Э, нет! Прокуратору не важно, что подразумевал Иешуа, ведя крамольные речи. Важно, как они толковались слушателями, ибо в Иудее любая проповедь могла поднять народ — больно горюч был человеческий материал. «Зачем же ты, бродяга, на базаре смущал народ, рассказывая про истину, о которой ты не имеешь представления?» (с. 441) — спрашивает Пилат.
Выделенные мною слова, видимо, формулируют суть обвинения. «Смущал народ» — следовательно, опасен. Этими словами игемон как бы утвердил приговор Синедриона [55][15]. Но воспаленный его мозг вдруг рождает лишний, «ненужный на суде» вопрос: «…Что такое истина?» [60]. И, зацепившись за эту оплошность судьи, арестант творит свое единственное чудо — излечивает приступ гемикрании.
Пожалуй, и не чудо. С невероятной проницательностью Иешуа рассказывает Пилату о его состоянии, о его мыслях и переходит к уверенному внушению: «Но мучения твои сейчас кончатся, голова пройдет». Он сначала поражает больного всепониманием и добивается авторитета, необходимого врачу, затем дает гипнотическую команду. А убедившись, что внушение подействовало, закрепляет успех: «Ты производишь впечатление очень умного человека… Ведь нельзя же, согласись, поместить всю свою привязанность в собаку. Твоя жизнь скудна, игемон, — и тут говорящий позволил себе улыбнуться» (с. 442) [45]. Жены у булгаковского Пилата, очевидно, нет. Молниеносный, безжалостный анализ — подсудимый судит судью! «Секретарь… постарался представить себе, в какую именно причудливую форму выльется гнев вспыльчивого прокуратора при этой неслыханной дерзости арестованного…»
Секретарь ошибся. Прокуратор говорит: «Развяжите ему руки».
«С этого времени Пилат искал отпустить Его» — по Иоанну [66].
Итак, предварительная задача выполнена. Иешуа пробил броню «свирепого чудовища», уверенного в своем праве быть свирепым. Поставим еще одну пометку на память. Можно спорить: чудо — не чудо, гипнотизер, великий врач, но здесь как бы уступка, отход от булгаковского правила: соблюдать достоверность в психологических деталях.

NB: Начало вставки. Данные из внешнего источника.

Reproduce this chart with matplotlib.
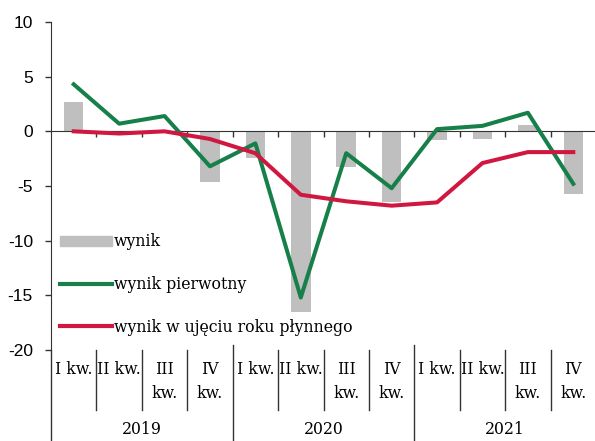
import matplotlib
matplotlib.use("Agg")
import matplotlib.pyplot as plt
import numpy as np
from matplotlib.lines import Line2D
from matplotlib.patches import Patch

quarters = ["I kw.", "II kw.", "III\nkw.", "IV\nkw."] * 3
years = ["2019", "2020", "2021"]
wynik = [2.7, 0.0, 0.0, -4.6, -2.4, -16.5, -3.3, -6.5, -0.8, -0.7, 0.6, -5.7]
wynik_pierwotny = [4.3, 0.7, 1.4, -3.2, -1.1, -15.2, -2.0, -5.2, 0.2, 0.5, 1.7, -4.8]
wynik_roku = [0.0, -0.2, 0.0, -0.7, -2.0, -5.8, -6.4, -6.8, -6.5, -2.9, -1.9, -1.9]
legend_labels = ["wynik", "wynik pierwotny", "wynik w ujęciu roku płynnego"]

W, H = 595, 441
fig = plt.figure(figsize=(W / 100, H / 100), dpi=100)
ax = fig.add_axes([51 / W, 1 - 350 / H, (596 - 51) / W, (350 - 22) / H])

x = np.arange(len(wynik))
serif = ["DejaVu Serif"]
sans = ["Liberation Sans", "DejaVu Sans"]
GREEN = "#17804a"
RED = "#d0173f"
GRAY = "#bfbfbf"

ax.bar(x, wynik, width=0.43, color=GRAY, zorder=1)
ax.plot(x, wynik_pierwotny, color=GREEN, lw=2.9, zorder=3)
ax.plot(x, wynik_roku, color=RED, lw=2.9, zorder=4)

ax.set_xlim(-0.5, len(wynik) - 0.5)
ax.set_ylim(-20, 10)
ax.set_yticks([10, 5, 0, -5, -10, -15, -20])
ax.set_yticklabels(["10", "5", "0", "-5", "-10", "-15", "-20"], fontfamily=sans, fontsize=12.5)
ax.tick_params(axis="y", direction="out", length=4, width=1, pad=9, color="#333333")

ax.spines["top"].set_visible(False)
ax.spines["right"].set_visible(False)
ax.spines["bottom"].set_position(("data", 0))
ax.spines["bottom"].set_color("#333333")
ax.spines["left"].set_color("#333333")
ax.set_xticks(np.arange(0.5, len(wynik) - 0.5, 1))
ax.set_xticklabels([])
ax.tick_params(axis="x", direction="out", length=4, width=1, color="#333333")

trans = ax.get_xaxis_transform()
px = 1 / 328.0  # axes fraction per pixel vertically

# extend left spine to bottom of figure
ax.add_line(Line2D([-0.5, -0.5], [0, -(441 - 350) * px], transform=trans,
                   color="#333333", lw=1, clip_on=False))

# category labels and separators
for i, q in enumerate(quarters):
    ax.text(i, -(361 - 350) * px, q, transform=trans, ha="center", va="top",
            fontfamily=serif, fontsize=11.3, linespacing=1.55)
for b in range(1, len(wynik)):
    if b % 4 == 0:
        y0, y1 = (350 - 345) * px, -(441 - 350) * px
    else:
        y0, y1 = 0, -(410 - 350) * px
    ax.add_line(Line2D([b - 0.5, b - 0.5], [y0, y1], transform=trans,
                       color="#333333", lw=1, clip_on=False))
for k, yr in enumerate(years):
    ax.text(4 * k + 1.5, -(430 - 350) * px, yr, transform=trans, ha="center", va="center",
            fontfamily=serif, fontsize=11.3)

handles = [Patch(color=GRAY), Line2D([], [], color=GREEN, lw=3), Line2D([], [], color=RED, lw=3)]
fig.legend(handles, legend_labels, loc="upper left",
           bbox_to_anchor=(60 / W, 1 - 233.5 / H), bbox_transform=fig.transFigure,
           frameon=False, borderpad=0, borderaxespad=0, handlelength=3.3,
           handleheight=0.6, handletextpad=0.15, labelspacing=1.63,
           prop={"family": serif, "size": 11.3})

fig.savefig("out.png", dpi=100)
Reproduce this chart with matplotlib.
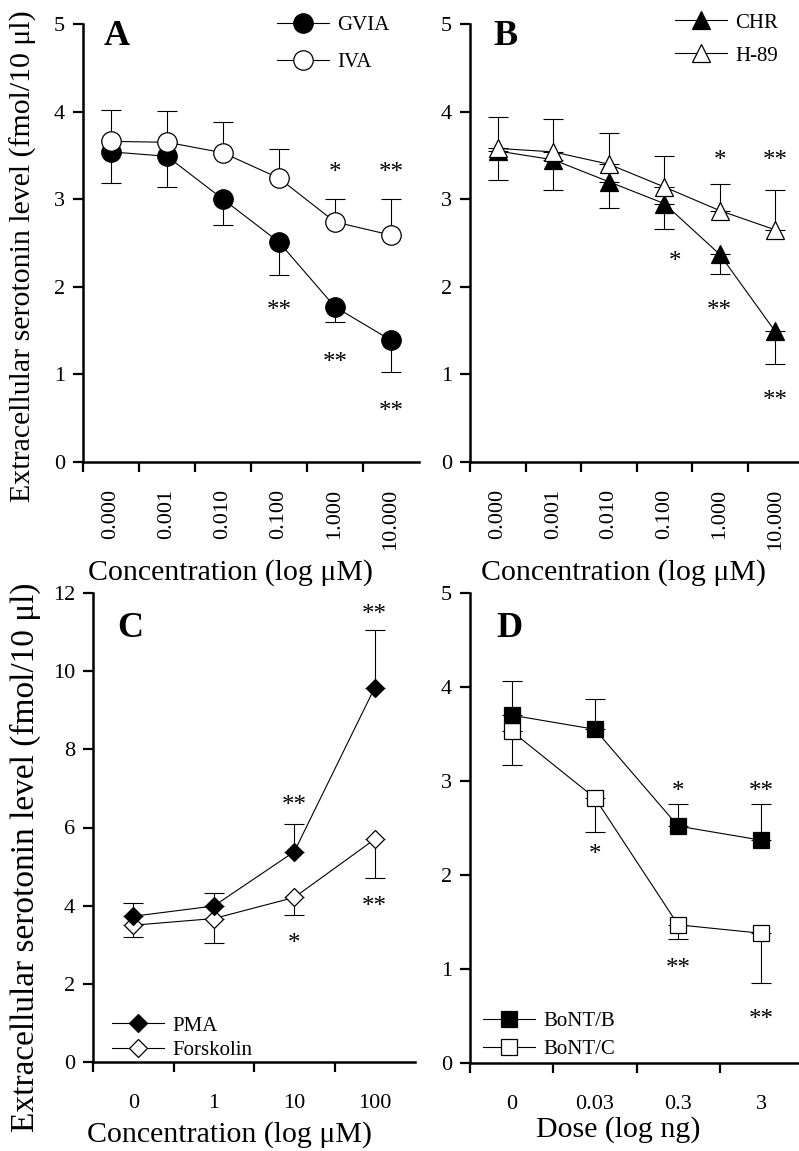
import numpy as np
import matplotlib.pyplot as plt

plt.rcParams['font.family'] = ['Liberation Serif', 'DejaVu Serif']

# panel A / B: concentration categories
conc_labels = ["0.000", "0.001", "0.010", "0.100", "1.000", "10.000"]
gvia = [3.54, 3.49, 3.00, 2.51, 1.77, 1.39]
gvia_err = [0.35, 0.35, 0.29, 0.38, 0.17, 0.36]
iva = [3.66, 3.65, 3.53, 3.24, 2.74, 2.59]
iva_err = [0.36, 0.36, 0.35, 0.33, 0.26, 0.41]

chr_vals = [3.55, 3.45, 3.20, 2.95, 2.37, 1.49]
chr_err = [0.33, 0.34, 0.30, 0.29, 0.22, 0.37]
h89 = [3.58, 3.54, 3.40, 3.14, 2.87, 2.65]
h89_err = [0.36, 0.37, 0.35, 0.35, 0.30, 0.46]

# panel C
conc_labels_c = ["0", "1", "10", "100"]
pma = [3.73, 3.99, 5.38, 9.58]
pma_err = [0.34, 0.34, 0.70, 1.47]
forsk = [3.50, 3.67, 4.21, 5.70]
forsk_err = [0.31, 0.62, 0.45, 0.98]

# panel D
dose_labels = ["0", "0.03", "0.3", "3"]
bont_b = [3.70, 3.55, 2.52, 2.37]
bont_b_err = [0.36, 0.32, 0.24, 0.39]
bont_c = [3.53, 2.82, 1.47, 1.38]
bont_c_err = [0.36, 0.36, 0.15, 0.53]

# significance marks: (category index, y, text)
stars_a = [(3, 1.78, "**"), (4, 1.19, "**"), (5, 0.63, "**"), (4, 3.36, "*"), (5, 3.36, "**")]
stars_b = [(3.2, 2.34, "*"), (4, 1.78, "**"), (5, 0.76, "**"), (4, 3.50, "*"), (5, 3.50, "**")]
stars_c = [(2, 6.68, "**"), (2, 3.16, "*"), (3, 4.10, "**"), (3, 11.56, "**")]
stars_d = [(1, 2.27, "*"), (2, 2.94, "*"), (3, 2.94, "**"), (2, 1.06, "**"), (3, 0.51, "**")]

YLABEL = "Extracellular serotonin level (fmol/10 \u03bcl)"
W, H = 799, 1151
STAR_FS = 18

fig = plt.figure(figsize=(W / 100, H / 100), dpi=100)


def px_axes(left, top, right, bottom):
    return fig.add_axes([left / W, 1 - bottom / H, (right - left) / W, (bottom - top) / H])


def style_panel(ax, labels, ymax, ystep, rotate):
    n = len(labels)
    ax.set_xlim(-0.5, n - 0.5)
    ax.set_ylim(0, ymax)
    ax.set_yticks(np.arange(0, ymax + 0.01, ystep))
    ax.set_xticks(np.arange(n) - 0.5)
    ax.set_xticklabels([])
    ax.set_xticks(np.arange(n), minor=True)
    ax.set_xticklabels(labels, minor=True, rotation=90 if rotate else 0,
                       va='top', ha='center')
    ax.tick_params(which='major', direction='out', length=7, width=1.6, labelsize=16, pad=6)
    ax.tick_params(axis='x', which='minor', length=0, labelsize=16,
                   pad=19 if rotate else 23)
    for s in ['top', 'right']:
        ax.spines[s].set_visible(False)
    for s in ['left', 'bottom']:
        ax.spines[s].set_linewidth(1.8)


def series(ax, y, err, marker, fill, ms, lower, label, z):
    x = np.arange(len(y))
    zeros = np.zeros(len(err))
    yerr = [err, zeros] if lower else [zeros, err]
    ax.errorbar(x, y, yerr=yerr, fmt='none', ecolor='black', elinewidth=0.8,
                capsize=7, capthick=0.8, zorder=z)
    ax.plot(x, y, color='black', lw=0.8, marker=marker, ms=ms, mfc=fill,
            mec='black', mew=0.9, label=label, zorder=z + 0.5)


def stars(ax, marks):
    for i, y, s in marks:
        ax.annotate(s, (i, y), xytext=(0, -0.45 * STAR_FS), textcoords='offset points',
                    ha='center', va='baseline', fontsize=STAR_FS)


def legend(ax, x, y, spacing):
    ax.legend(loc='upper left', bbox_to_anchor=(x, y), frameon=False, fontsize=15,
              handlelength=2.5, handletextpad=0.4, labelspacing=spacing,
              borderpad=0, borderaxespad=0, numpoints=1)


def letter(ax, x, y, s):
    ax.text(x, y, s, transform=ax.transAxes, fontsize=26, fontweight='bold',
            ha='left', va='top')


# A
axA = px_axes(83, 24, 419, 462)
style_panel(axA, conc_labels, 5, 1, True)
series(axA, gvia, gvia_err, 'o', 'black', 14, True, "GVIA", 2)
series(axA, iva, iva_err, 'o', 'white', 14, False, "IVA", 3)
stars(axA, stars_a)
legend(axA, 0.577, 1.02, 0.85)
letter(axA, 0.06, 1.01, "A")
axA.set_xlabel("Concentration (log \u03bcM)", fontsize=21.5)
axA.xaxis.set_label_coords(0.44, -0.222)

# B
axB = px_axes(470, 24, 803, 462)
style_panel(axB, conc_labels, 5, 1, True)
series(axB, chr_vals, chr_err, '^', 'black', 13, True, "CHR", 2)
series(axB, h89, h89_err, '^', 'white', 13, False, "H-89", 3)
stars(axB, stars_b)
legend(axB, 0.616, 1.025, 0.65)
letter(axB, 0.07, 1.01, "B")
axB.set_xlabel("Concentration (log \u03bcM)", fontsize=21.5)
axB.xaxis.set_label_coords(0.46, -0.222)

# C
axC = px_axes(93, 593, 415, 1062)
style_panel(axC, conc_labels_c, 12, 2, False)
series(axC, pma, pma_err, 'D', 'black', 9, False, "PMA", 3)
series(axC, forsk, forsk_err, 'D', 'white', 9, True, "Forskolin", 2)
stars(axC, stars_c)
legend(axC, 0.059, 0.098, 0.25)
letter(axC, 0.075, 0.96, "C")
axC.set_xlabel("Concentration (log \u03bcM)", fontsize=21.5)
axC.xaxis.set_label_coords(0.425, -0.125)

# D
axD = px_axes(470, 593, 803, 1063)
style_panel(axD, dose_labels, 5, 1, False)
series(axD, bont_b, bont_b_err, 's', 'black', 12, False, "BoNT/B", 3)
series(axD, bont_c, bont_c_err, 's', 'white', 12, True, "BoNT/C", 2)
stars(axD, stars_d)
legend(axD, 0.039, 0.11, 0.42)
letter(axD, 0.08, 0.96, "D")
axD.set_xlabel("Dose (log ng)", fontsize=21.5)
axD.xaxis.set_label_coords(0.445, -0.112)

fig.text(23 / W, 1 - 256 / H, YLABEL, rotation=90, ha='center', va='center', fontsize=21.5)
fig.text(25 / W, 1 - 857 / H, YLABEL, rotation=90, ha='center', va='center', fontsize=24)

fig.savefig("out.png", dpi=100)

Уравновешивая это отступление, Булгаков концентрирует жесткие, достоверные подробности. Начинается третий круг допроса, ритмически соответствующий тому месту у Иоанна, где Пилат спрашивает «Откуда Ты?» [64]. Допрос как бы начинается заново.
Получив из рук Иешуа исцеление, уже «ища отпустить его», правитель остается добросовестным чиновником. Правда, он подсказывает Иешуа оправдательную формулу: «Так ты утверждаешь, что не призывал разрушать… или поджечь, или каким-нибудь иным способом уничтожить храм?» (с. 443) и предлагает арестанту в том поклясться. «Чем хочешь ты, чтобы я поклялся? — спросил, очень оживившись, развязанный». Несомненно, читателю знакомо это оживление — так радуется искусный логик, когда партнер сам лезет в логическую ловушку. Но много ли вы найдете людей, способных радоваться логической игре, когда на шее — петля?.. Игемон угрюмо предлагает поклясться жизнью, «так как она висит на волоске, знай это!» [65]. Естественно, он прибегает к эллинско-римской метафоре — волоски, нити, перерезаемые Парками… Иешуа сейчас же напоминает оппоненту, что «перерезать волосок уж наверно может лишь тот, кто подвесил». Он намекает на участие Бога в собственном деле, и намек, как это ни странно, улавливается судьей-язычником (к этому мы в свое время вернемся). Кроме того, Иешуа за софистическим спором ускользнул от клятвы — в соответствии с евангельским правилом: клятв не давать — и по Иоанну [65]. И яд его обаяния вливается в Пилата, прокуратор уже улыбается, но допрос продолжает. «Верно ли, что ты явился в Ершалаим через Сузские ворота верхом на осле, сопровождаемый толпою черни, кричавшей тебе приветствия как бы некоему пророку?» [9], [10]. Ответ: «У меня и осла-то никакого нет, игемон… Пришел я в Ершалаим точно через Сузкие ворота, но пешком, в сопровождении одного Левия Матвея, и никто мне ничего не кричал, так как никто меня тогда в Ершалаиме не знал» (с. 443) [23].